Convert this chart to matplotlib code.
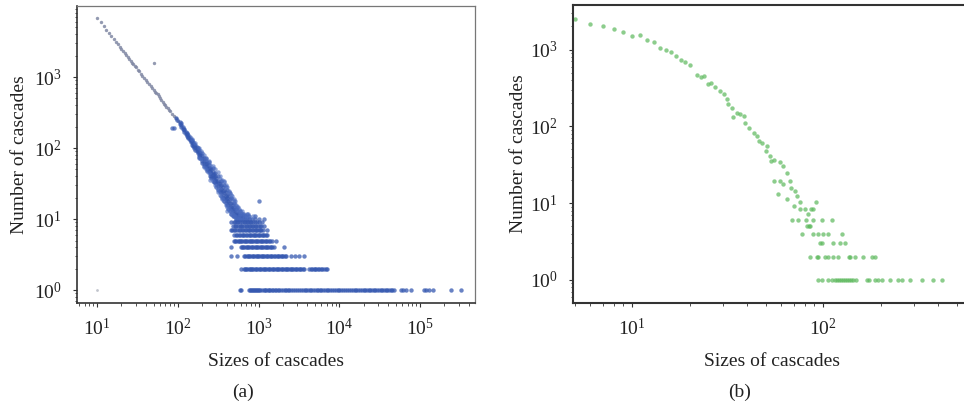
import matplotlib
matplotlib.use("Agg")
import matplotlib.pyplot as plt
import numpy as np

plt.rcParams['font.family'] = ['Liberation Serif', 'DejaVu Serif']
plt.rcParams['mathtext.fontset'] = 'stix'

# ---------------- Panel (a) data ----------------
# power-law head (gray points)
a_head_x = [10, 11, 12, 13, 14, 15, 16, 17, 18, 19, 20, 21, 22, 23, 24, 25, 26, 27, 28, 29, 30, 32, 33, 35,
            36, 38, 40, 42, 44, 46, 48, 50, 52, 54, 56, 58, 60, 62, 65, 68, 70, 72, 75, 78, 80, 85, 90, 95,
            100, 50]
a_head_y = [6760, 5890, 5190, 4620, 4150, 3760, 3420, 3130, 2880, 2670, 2480, 2310, 2160, 2020, 1900, 1790,
            1690, 1600, 1520, 1440, 1370, 1260, 1200, 1110, 1050, 970, 906, 845, 790, 742, 695, 660, 625,
            595, 570, 535, 505, 480, 450, 422, 400, 385, 365, 342, 330, 300, 282, 265, 240, 1600]
a_faint_x = [10]
a_faint_y = [1]

# dense cloud (blue points)
a_cloud_x = [85, 90, 95, 98, 105, 105, 110, 110, 110, 115, 115, 120, 120, 120, 125, 125, 130, 130, 130,
             135, 135, 135, 140, 140, 140, 145, 145, 150, 150, 150, 155, 155, 155, 160, 160, 160,
             165, 165, 165, 170, 170, 170, 175, 175, 175, 180, 180, 180, 180, 190, 190, 190,
             200, 200, 200, 200, 200, 210, 210, 210, 210, 220, 220, 220, 220, 230, 230, 230, 230,
             240, 240, 240, 240, 250, 250, 250, 250, 260, 260, 260, 260, 270, 270, 270, 270,
             280, 280, 280, 280, 290, 290, 290, 290, 300, 300, 300, 300, 315, 315, 315, 315, 315,
             330, 330, 330, 330, 345, 345, 345, 345, 345, 360, 360, 360, 360, 375, 375, 375, 375, 375,
             390, 390, 390, 390, 405, 405, 405, 405, 405, 420, 420, 420, 420, 440, 440, 440, 440, 440,
             460, 460, 460, 460, 460, 480, 480, 480, 480, 500, 500, 500, 500, 500, 520, 520, 520, 520,
             540, 540, 540, 540, 560, 560, 560, 580, 580, 580, 600, 600, 600, 640, 640, 640,
             680, 680, 720, 720, 760, 760, 820, 900, 900, 1000, 1150, 1010]
a_cloud_y = [190, 192, 262, 250, 232, 220, 212, 200, 222, 195, 185, 180, 170, 188, 166, 158, 156, 148, 165,
             145, 138, 152, 136, 128, 142, 128, 120, 121, 112, 130, 114, 106, 122, 108, 100, 115,
             102, 95, 110, 97, 90, 104, 92, 85, 99, 87, 80, 94, 76, 80, 73, 86,
             72, 66, 78, 84, 62, 66, 60, 72, 56, 60, 55, 66, 72, 56, 51, 61, 48,
             52, 47, 57, 63, 48, 44, 53, 40, 45, 41, 50, 38, 42, 38, 46, 52,
             39, 35, 43, 33, 36, 33, 40, 45, 34, 31, 38, 28, 32, 29, 35, 26, 40,
             29, 26, 32, 24, 27, 24, 30, 34, 21, 25, 22, 28, 20, 23, 20, 26, 30, 18,
             21, 19, 24, 17, 20, 18, 22, 26, 16, 18, 16, 21, 14, 17, 15, 19, 23, 13,
             15, 14, 17, 12, 20, 14, 13, 16, 11, 13, 12, 15, 17, 11, 12, 11, 14, 10,
             12, 10, 13, 15, 11, 10, 12, 10, 11, 13, 10, 12, 11, 10, 11, 12,
             10, 11, 10, 12, 10, 11, 10, 11, 10, 10, 10, 18]
# wider scatter of the cloud
a_spread_x = [150, 165, 180, 180, 195, 195, 210, 210, 225, 225, 240, 240, 250, 250, 270, 270, 290, 290,
              310, 310, 310, 330, 330, 330, 350, 350, 350, 370, 370, 370, 390, 390, 390, 410, 410, 410,
              430, 430, 430, 450, 450, 450, 470, 470, 470, 490, 490, 490, 510, 510, 510, 530, 530, 530,
              550, 550, 550, 570, 570, 590, 590, 590, 620, 620, 620, 650, 650, 700, 700, 740, 740, 780, 860]
a_spread_y = [135, 118, 100, 72, 90, 70, 80, 54, 70, 50, 66, 44, 58, 36, 56, 34, 50, 30,
              46, 27, 24, 40, 22, 37, 36, 20, 19, 33, 18, 35, 30, 16, 28, 28, 15, 13,
              25, 14, 24, 22, 13, 12, 21, 12, 19, 19, 11, 18, 18, 11, 16, 16, 10, 14,
              15, 10, 13, 14, 11, 13, 10, 12, 12, 13, 10, 11, 12, 11, 10, 12, 11, 10, 11]

# horizontal bands at small counts
a_band9_x = [460, 490, 510, 540, 560, 590, 620, 650, 680, 710, 740, 780, 810, 850, 900, 950, 1000, 1100]
a_band8_x = [480, 505, 530, 555, 580, 605, 630, 660, 690, 720, 750, 785, 820, 860, 900, 940, 980, 1030, 1080, 1160]
a_band7_x = [450, 470, 490, 515, 540, 565, 590, 615, 640, 670, 700, 730, 760, 790, 820, 855, 890, 925, 960,
             1000, 1040, 1080, 1130, 1280]
a_band6_x = [495, 517, 540, 565, 590, 615, 640, 665, 690, 720, 750, 780, 810, 840, 870, 905, 940, 975, 1010,
             1050, 1090, 1135, 1180, 1230, 1280]
a_band5_x = [495, 512, 530, 550, 570, 590, 610, 630, 650, 675, 700, 725, 750, 775, 800, 830, 860, 890, 920,
             955, 990, 1025, 1060, 1100, 1140, 1185, 1230, 1280, 1330, 1390, 1450, 1620]
a_band4_x = [450, 600, 620, 640, 665, 690, 715, 740, 770, 800, 830, 860, 890, 920, 955, 990, 1025, 1060, 1100,
             1140, 1185, 1230, 1275, 1320, 1370, 1420, 1480, 1550, 2060]
a_band3_x = [450, 540, 660, 685, 710, 735, 760, 790, 820, 850, 880, 915, 950, 985, 1020, 1060, 1100, 1140,
             1180, 1225, 1270, 1320, 1370, 1425, 1480, 1540, 1600, 1665, 1730, 1800, 1870, 1940, 2020, 2100,
             2200, 2500, 2800, 3200, 3650]
a_band2_x = [600, 660, 680, 700, 725, 750, 775, 800, 830, 860, 890, 920, 960, 1000, 1040, 1080, 1120, 1160,
             1205, 1250, 1300, 1350, 1400, 1450, 1505, 1560, 1620, 1680, 1740, 1800, 1875, 1950, 2025, 2100,
             2175, 2250, 2335, 2420, 2510, 2600, 2700, 2800, 2900, 3000, 3120, 3250, 3370, 3500, 3650,
             4200, 4400, 4600, 4800, 5000, 5200, 5400, 5650, 5900, 6150, 6400, 6750, 7100]
a_band1_x = [580, 600, 760, 780, 800, 825, 850, 875, 900, 925, 950, 975, 1000, 1050, 1100, 1150, 1200, 1250,
             1300, 1350, 1400, 1450, 1500, 1575, 1650, 1725, 1800, 1900, 2000, 2100, 2200, 2300, 2400, 2550,
             2700, 2850, 3000, 3150, 3300, 3500, 3700, 3900, 4100, 4300, 4500, 4750, 5000, 5250, 5500, 5750,
             6000, 6300, 6600, 6950, 7300, 7650, 8000, 8500, 9000, 9500, 10000, 10500, 11000, 11700, 12500,
             13200, 14000, 14700, 15500, 16200, 17000, 18000, 19000, 20000, 21000, 22000, 23000, 24200,
             25500, 26700, 28000, 29500, 31000, 32500, 34000, 35700, 37500, 39200, 41000, 43000, 45000,
             48000, 58000, 62000, 66000, 77000, 113000, 120000, 128000, 144000, 243000, 323000]
a_band_levels = [9, 8, 7, 6, 5, 4, 3, 2, 1]

# ---------------- Panel (b) data ----------------
b_x = [5, 6, 7, 8, 9, 10, 11, 12, 13, 14, 15, 16, 17, 18, 19, 20, 21.8, 22.9, 23.8, 24.9, 25.8, 27.2,
       28.7, 30.1, 31.3, 31.9, 33.3, 35.3, 36.7, 33.9, 38.3, 39.1, 41.1, 43.4, 45.1, 46, 47.8, 50.8,
       50.4, 52.8, 53.5, 55, 59.6, 61.5, 64.5, 55.3, 59.5, 62, 67, 67.8, 71.3, 58.3, 64.6, 72.8, 75.9,
       91.8, 70, 75.9, 80.6, 86.5, 89, 83.8, 68.6, 74.3, 81.5, 89, 98.4, 112, 82.2, 84, 85.5,
       77.3, 89, 94.4, 100.5, 106.7, 125, 96.4, 98.4, 113, 123, 130,
       85.5, 92.7, 94.4, 102, 106.7, 113, 120, 136, 138, 147, 162, 180, 187,
       94.4, 98.4, 106.7, 111, 115, 118, 121, 124, 127, 130, 133, 136, 140, 144, 148, 169, 173, 187,
       195, 203, 224, 248, 258, 286, 329, 378, 419]
b_y = [2500, 2180, 2050, 1860, 1710, 1510, 1550, 1320, 1240, 1040, 980, 933, 820, 726, 683, 632, 464,
       442, 458, 361, 369, 328, 288, 261, 224, 193, 175, 151, 143, 134, 136, 112, 96, 83, 75, 64, 61,
       55, 48, 41, 35.5, 37, 34, 30.5, 25, 19.5, 19.5, 17.7, 19.5, 15.8, 14.5, 13.1, 11.3, 12.4, 10.2,
       10.2, 9.2, 8.4, 8.3, 8.3, 8.3, 7.2, 6, 6, 6, 6, 6, 6, 5, 5, 5,
       4, 4, 4, 4, 4, 4, 3, 3, 3, 3, 3,
       2, 2, 2, 2, 2, 2, 2, 2, 2, 2, 2, 2, 2,
       1, 1, 1, 1, 1, 1, 1, 1, 1, 1, 1, 1, 1, 1, 1, 1, 1, 1,
       1, 1, 1, 1, 1, 1, 1, 1, 1]

# ---------------- Figure ----------------
fig = plt.figure(figsize=(9.64, 4.09), dpi=100)

ax1 = fig.add_axes([77/964, 1-303/409, (475-77)/964, (303-6)/409])
ax2 = fig.add_axes([573/964, 1-303/409, (972-573)/964, (303-5)/409])

blue = '#3558b0'
gray = '#8088a4'
green = '#5cb85c'

ax1.scatter(a_head_x, a_head_y, s=6, c=gray, alpha=0.85, linewidths=0)
ax1.scatter(a_faint_x, a_faint_y, s=4, c='#c0c4cc', linewidths=0)
ax1.scatter(a_cloud_x, a_cloud_y, s=10, c=blue, alpha=0.7, linewidths=0)
ax1.scatter(a_spread_x, a_spread_y, s=10, c='#4a6cc0', alpha=0.6, linewidths=0)
bands = [a_band9_x, a_band8_x, a_band7_x, a_band6_x, a_band5_x, a_band4_x, a_band3_x, a_band2_x, a_band1_x]
for lvl, bx in zip(a_band_levels, bands):
    ax1.scatter(bx, [lvl] * len(bx), s=10, c=blue, alpha=0.75, linewidths=0)

ax1.set_xscale('log')
ax1.set_yscale('log')
ax1.set_xlim(10**0.75, 10**5.68)
ax1.set_ylim(10**-0.18, 10**4.0)
ax1.set_xticks([10, 100, 1000, 10000, 100000])
ax1.set_yticks([1, 10, 100, 1000])

ax2.scatter(b_x, b_y, s=10, c=green, alpha=0.7, linewidths=0)
ax2.set_xscale('log')
ax2.set_yscale('log')
ax2.set_xlim(10**0.69, 10**(2 + (972-823)/191))
ax2.set_ylim(10**-0.3, 10**3.58)
ax2.set_xticks([10, 100])
ax2.set_yticks([1, 10, 100, 1000])

for ax in (ax1, ax2):
    ax.tick_params(which='major', direction='out', length=3, width=0.8, labelsize=14, pad=8, colors='#333333')
    ax.tick_params(which='minor', direction='out', length=1.8, width=0.6, colors='#333333')
    ax.tick_params(axis='both', labelcolor='#222222')
    ax.set_xlabel('Sizes of cascades', fontsize=14, color='#222222', labelpad=10)
ax1.set_ylabel('Number of cascades', fontsize=14, color='#222222', labelpad=4)
ax2.set_ylabel('Number of cascades', fontsize=14, color='#222222', labelpad=2)

for s in ['left', 'bottom']:
    ax1.spines[s].set_color('#333333')
    ax1.spines[s].set_linewidth(1.2)
for s in ['top', 'right']:
    ax1.spines[s].set_color('#777777')
    ax1.spines[s].set_linewidth(0.9)
for s in ['left', 'bottom', 'top']:
    ax2.spines[s].set_color('#333333')
    ax2.spines[s].set_linewidth(1.5)

fig.text(243/964, 1-392/409, '(a)', ha='center', va='center', fontsize=14, color='#222222')
fig.text(740/964, 1-392/409, '(b)', ha='center', va='center', fontsize=14, color='#222222')

fig.savefig('out.png', dpi=100)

§

Set task: Return nothing but the lines running from the start of the data to the line with "a_faint_y = [1]", please, both ends included and no pictures.

Written answer:
Convert this chart to matplotlib code.
import matplotlib
matplotlib.use("Agg")
import matplotlib.pyplot as plt
import numpy as np

plt.rcParams['font.family'] = ['Liberation Serif', 'DejaVu Serif']
plt.rcParams['mathtext.fontset'] = 'stix'

# ---------------- Panel (a) data ----------------
# power-law head (gray points)
a_head_x = [10, 11, 12, 13, 14, 15, 16, 17, 18, 19, 20, 21, 22, 23, 24, 25, 26, 27, 28, 29, 30, 32, 33, 35,
            36, 38, 40, 42, 44, 46, 48, 50, 52, 54, 56, 58, 60, 62, 65, 68, 70, 72, 75, 78, 80, 85, 90, 95,
            100, 50]
a_head_y = [6760, 5890, 5190, 4620, 4150, 3760, 3420, 3130, 2880, 2670, 2480, 2310, 2160, 2020, 1900, 1790,
            1690, 1600, 1520, 1440, 1370, 1260, 1200, 1110, 1050, 970, 906, 845, 790, 742, 695, 660, 625,
            595, 570, 535, 505, 480, 450, 422, 400, 385, 365, 342, 330, 300, 282, 265, 240, 1600]
a_faint_x = [10]
a_faint_y = [1]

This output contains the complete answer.